どれだけ掃除を頑張っても、菌をゼロにするのは不可能です。掃除後に菌が残っていたとしても、それは常在菌。もともと自分についている菌なので健康で免疫力が高い状態ならば問題ないと梶浦さんは言います。

「一緒に住んでいる家族であれば菌叢(きんそう:多種多様な菌の集まり)にはそれほど違いがないため、躍起になって除菌しなくても大丈夫。掃除前後に何度も手をアルコール消毒する必要もありません。むしろ体にいい常在菌まで殺すことになってしまいます」(梶浦さん)

同居家族以外の人が家に上がったり、他人が自分の携帯電話が触ったりしたあとなどに除菌シートで拭けば、それで十分。

接触する回数も時間もどんどん増えている携帯電話
接触する回数も時間もどんどん増えている携帯電話。自分以外の人が使うときには要注意。(画像素材:PIXTA)

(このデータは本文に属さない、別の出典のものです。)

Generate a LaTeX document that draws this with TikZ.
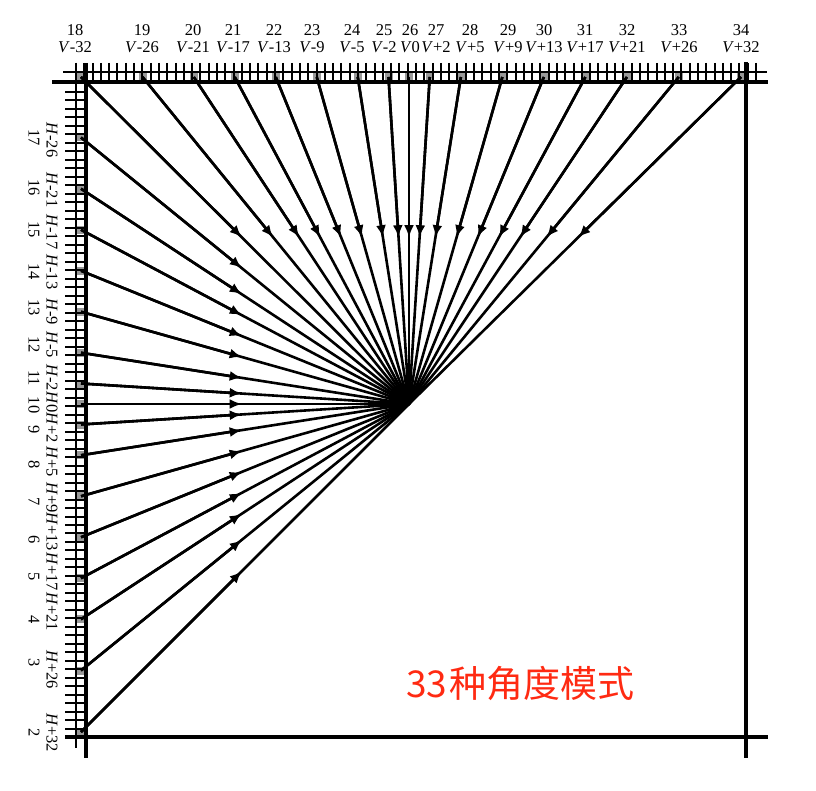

人は、菌とある程度共生しながら暮らしていくもの。とはいえ、増えすぎて困らないように日々の家事でちょっとした工夫を重ねていきたいですね。菌の増殖を抑えるポイントは、濡れたままの環境をなるべく作らないこと。殺菌してから抗菌するという流れを守ること。今すぐできる対策ばかりなので、このお正月からぜひ取り入れてみてください。